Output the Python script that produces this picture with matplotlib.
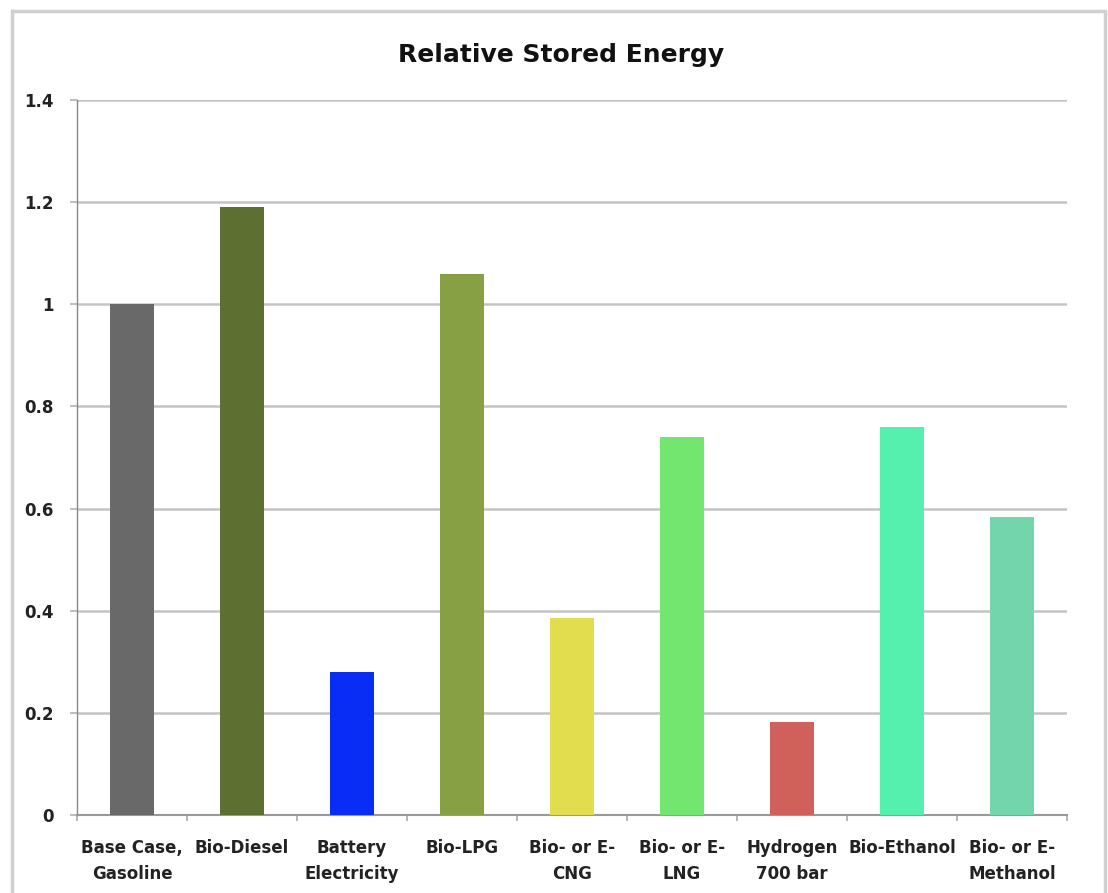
import numpy as np
import matplotlib
matplotlib.use("Agg")
import matplotlib.pyplot as plt
from matplotlib.patches import Rectangle

# values
fuels = ["Base Case,\nGasoline", "Bio-Diesel", "Battery\nElectricity", "Bio-LPG",
         "Bio- or E-\nCNG", "Bio- or E-\nLNG", "Hydrogen\n700 bar", "Bio-Ethanol",
         "Bio- or E-\nMethanol"]
stored_energy = [1.0, 1.19, 0.28, 1.06, 0.386, 0.741, 0.183, 0.76, 0.584]
bar_colors = ["#696969", "#5e7031", "#0a2df5", "#86a043", "#e2dd4f",
              "#72e66e", "#d0605a", "#55f0ae", "#72d5ab"]
y_ticks = [0, 0.2, 0.4, 0.6, 0.8, 1.0, 1.2, 1.4]
y_labels = ["0", "0.2", "0.4", "0.6", "0.8", "1", "1.2", "1.4"]

plt.rcParams['font.family'] = ['DejaVu Sans']
plt.rcParams['font.weight'] = 'bold'

fig = plt.figure(figsize=(11.08, 8.93), dpi=100)
fig.patch.set_facecolor("white")

# outer chart frame
fig.patches.append(Rectangle((12 / 1108, -0.05), (1105 - 12) / 1108, 1.05 - 11 / 893,
                             transform=fig.transFigure, fill=False,
                             edgecolor="#d0d0d0", linewidth=2.5))

ax = fig.add_axes([77 / 1108, 1 - 815 / 893, (1067 - 77) / 1108, (815 - 100) / 893])

x = np.arange(len(fuels))
ax.bar(x, stored_energy, width=0.4, color=bar_colors, zorder=3)

ax.set_xlim(-0.5, len(fuels) - 0.5)
ax.set_ylim(0, 1.4)
ax.set_yticks(y_ticks)
ax.set_yticklabels(y_labels, fontsize=12, fontweight='bold')
ax.set_xticks(x)
ax.set_xticklabels(fuels, fontsize=12, fontweight='bold', linespacing=1.6)
ax.set_xticks(np.arange(-0.5, len(fuels), 1.0), minor=True)

ax.tick_params(axis='x', which='major', length=0, pad=17, colors="#222222")
ax.tick_params(axis='x', which='minor', length=4, width=1.2, color="#aaaaaa")
ax.tick_params(axis='y', length=5, width=1.5, pad=12, colors="#222222")
ax.tick_params(axis='y', color="#c0c0c0")

ax.yaxis.grid(True, color="#c4c4c4", linewidth=1.8, zorder=0)
ax.set_axisbelow(True)

for side in ["top", "right"]:
    ax.spines[side].set_visible(False)
ax.spines["left"].set_color("#888888")
ax.spines["left"].set_linewidth(1.0)
ax.spines["bottom"].set_color("#999999")
ax.spines["bottom"].set_linewidth(1.5)

fig.text(0.506, 1 - 55 / 893, "Relative Stored Energy", ha="center", va="center",
         fontsize=18, fontweight="bold", color="#111111")

fig.savefig("out.png", dpi=100)
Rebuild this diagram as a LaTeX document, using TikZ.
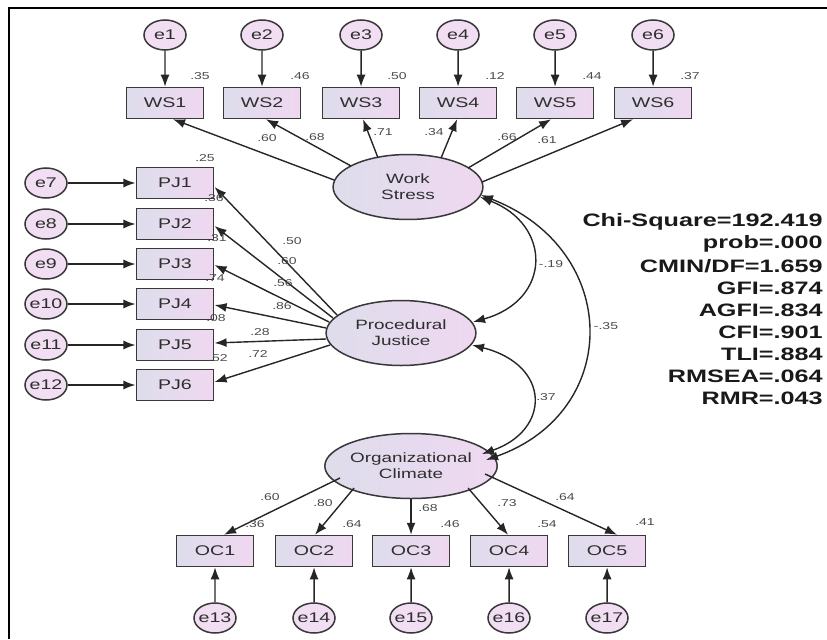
\documentclass[tikz,border=0pt]{standalone}
\usepackage{fontspec}
\setmainfont{Liberation Sans}
\usetikzlibrary{shapes.geometric,arrows.meta,calc}
\definecolor{edge}{HTML}{383838}
\definecolor{fillA}{HTML}{DEDDEC}
\definecolor{fillB}{HTML}{EFD8F0}
\definecolor{numgray}{HTML}{4A4A4A}
\definecolor{txt}{HTML}{2E2E2E}
\begin{document}
\begin{tikzpicture}[x=0.714286pt,y=-1pt,xscale=1.4,
  every node/.append style={transform shape},
  obs/.style={draw=edge,line width=1.5pt,rectangle,left color=fillA,right color=fillB,
    minimum width=55pt,minimum height=31pt,inner sep=0pt,text=txt,
    font=\fontsize{14}{15}\selectfont},
  lat/.style={draw=edge,line width=1.5pt,ellipse,left color=fillA,right color=fillB,
    minimum width=107pt,minimum height=65pt,inner sep=0pt,align=center,text=txt,
    font=\fontsize{13.5}{16}\selectfont},
  err/.style={draw=edge,line width=1.5pt,circle,fill=fillB!85!white,minimum size=30pt,
    inner sep=0pt,text=txt,font=\fontsize{14}{15}\selectfont},
  lbl/.style={text=numgray,inner sep=0pt,font=\fontsize{10}{10}\selectfont},
  fitstat/.style={anchor=east,inner sep=0pt,text=black!90,font=\bfseries\fontsize{18}{18}\selectfont},
  arr/.style={draw=black!85,line width=1.4pt,-{Latex[length=12pt,width=9pt]}},
  cov/.style={draw=black!85,line width=1.4pt,{Latex[length=12pt,width=9pt]}-{Latex[length=12pt,width=9pt]}}
]
\useasboundingbox (0,0) rectangle (827,639);
\draw[line width=2pt] (9,639) -- (9,8) -- (827,8);

% latent variables
\node[lat] (WS) at (408,187) {Work\\Stress};
\node[lat] (PJ) at (401,333) {Procedural\\Justice};
\node[lat] (OC) at (411,466) {Organizational\\Climate};

% work stress indicators
\foreach \i/\x in {1/165,2/262,3/361,4/458,5/555,6/653} {
  \node[obs] (WS\i) at (\x,103) {WS\i};
  \node[err] (e\i) at (\x,35) {e\i};
  \draw[arr] (e\i) -- (WS\i);
}
% procedural justice indicators
\foreach \i/\e/\y in {1/7/183,2/8/224,3/9/264,4/10/304,5/11/345,6/12/385} {
  \node[obs] (PJ\i) at (175,\y) {PJ\i};
  \node[err] (e\e) at (46,\y) {e\e};
  \draw[arr] (e\e) -- (PJ\i);
}
% organizational climate indicators
\foreach \i/\e/\x in {1/13/215,2/14/314,3/15/411,4/16/509,5/17/607} {
  \node[obs] (OC\i) at (\x,551) {OC\i};
  \node[err] (e\e) at (\x,618) {e\e};
  \draw[arr] (e\e) -- (OC\i);
}

% loadings
\foreach \i/\sx/\sy/\ex in {1/-74/-7/8,2/-57/-21/4,3/-30/-29/2,4/33/-29/-1,5/60/-19/-4,6/74/-5/-20}
  \draw[arr] ($(WS.center)+(\sx,\sy)$) -- ($(WS\i.south)+(\ex,0)$);
\foreach \i/\sx/\sy/\ey in {1/-64/-18/4,2/-68/-15/2,3/-72/-11/1,4/-75/-5/1,5/-75/6/-2,6/-71/12/-3}
  \draw[arr] ($(PJ.center)+(\sx,\sy)$) -- ($(PJ\i.east)+(0,\ey)$);
\foreach \i/\sx/\sy/\ex in {1/-71/12/9,2/-57/22/1,3/0/33/0,4/57/22/-1,5/74/8/10}
  \draw[arr] ($(OC.center)+(\sx,\sy)$) -- ($(OC\i.north)+(\ex,0)$);

% covariances
\draw[cov] ($(WS.center)+(72,10)$) .. controls (552,225) and (552,300) .. ($(PJ.center)+(72,-11)$);
\draw[cov] ($(WS.center)+(73,8)$) .. controls (622,250) and (622,412) .. ($(OC.center)+(75,-6)$);
\draw[cov] ($(PJ.center)+(71,12)$) .. controls (551,365) and (551,430) .. ($(OC.center)+(71,-12)$);

% estimates
\foreach \t/\x/\y in {.35/200/76,.46/300/76,.50/397/76,.12/495/76,.44/592/76,.37/690/76,
  .60/267/138,.68/315/137,.71/383/132,.34/434/132,.66/507/137,.61/547/140,
  .25/205/158,.36/214/198,.31/217/238,.74/215/278,.08/216/318,.52/218/358,
  .50/292/241,.60/287/261,.56/283/283,.86/282/306,.28/260/332,.72/258/354,
  .60/270/497,.80/323/503,.68/428/508,.73/507/503,.64/565/497,
  .36/255/524,.64/352/524,.46/450/524,.54/547/524,.41/645/522,
  -.19/551/264,-.35/606/326,.37/546/397}
  \node[lbl] at (\x,\y) {\t};

% fit statistics
\node[fitstat] (f1) at (823,222) {Chi-Square=192.419};
\node[fitstat] (f2) at (823,244) {prob=.000};
\node[fitstat] (f3) at (823,266) {CMIN/DF=1.659};
\node[fitstat] (f4) at (823,288) {GFI=.874};
\node[fitstat] (f5) at (823,310) {AGFI=.834};
\node[fitstat] (f6) at (823,332) {CFI=.901};
\node[fitstat] (f7) at (823,354) {TLI=.884};
\node[fitstat] (f8) at (823,376) {RMSEA=.064};
\node[fitstat] (f9) at (823,398) {RMR=.043};
\end{tikzpicture}
\end{document}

┄┄┄┄┄┄

= Job =
Without the pictures, repeat the entries above line by line, from the first through the one that contains "ax.bar(x, stored_energy, width=0.4, color=bar_colors, zorder=3)", both ends included.

= In response =
Output the Python script that produces this picture with matplotlib.
import numpy as np
import matplotlib
matplotlib.use("Agg")
import matplotlib.pyplot as plt
from matplotlib.patches import Rectangle

# values
fuels = ["Base Case,\nGasoline", "Bio-Diesel", "Battery\nElectricity", "Bio-LPG",
         "Bio- or E-\nCNG", "Bio- or E-\nLNG", "Hydrogen\n700 bar", "Bio-Ethanol",
         "Bio- or E-\nMethanol"]
stored_energy = [1.0, 1.19, 0.28, 1.06, 0.386, 0.741, 0.183, 0.76, 0.584]
bar_colors = ["#696969", "#5e7031", "#0a2df5", "#86a043", "#e2dd4f",
              "#72e66e", "#d0605a", "#55f0ae", "#72d5ab"]
y_ticks = [0, 0.2, 0.4, 0.6, 0.8, 1.0, 1.2, 1.4]
y_labels = ["0", "0.2", "0.4", "0.6", "0.8", "1", "1.2", "1.4"]

plt.rcParams['font.family'] = ['DejaVu Sans']
plt.rcParams['font.weight'] = 'bold'

fig = plt.figure(figsize=(11.08, 8.93), dpi=100)
fig.patch.set_facecolor("white")

# outer chart frame
fig.patches.append(Rectangle((12 / 1108, -0.05), (1105 - 12) / 1108, 1.05 - 11 / 893,
                             transform=fig.transFigure, fill=False,
                             edgecolor="#d0d0d0", linewidth=2.5))

ax = fig.add_axes([77 / 1108, 1 - 815 / 893, (1067 - 77) / 1108, (815 - 100) / 893])

x = np.arange(len(fuels))
ax.bar(x, stored_energy, width=0.4, color=bar_colors, zorder=3)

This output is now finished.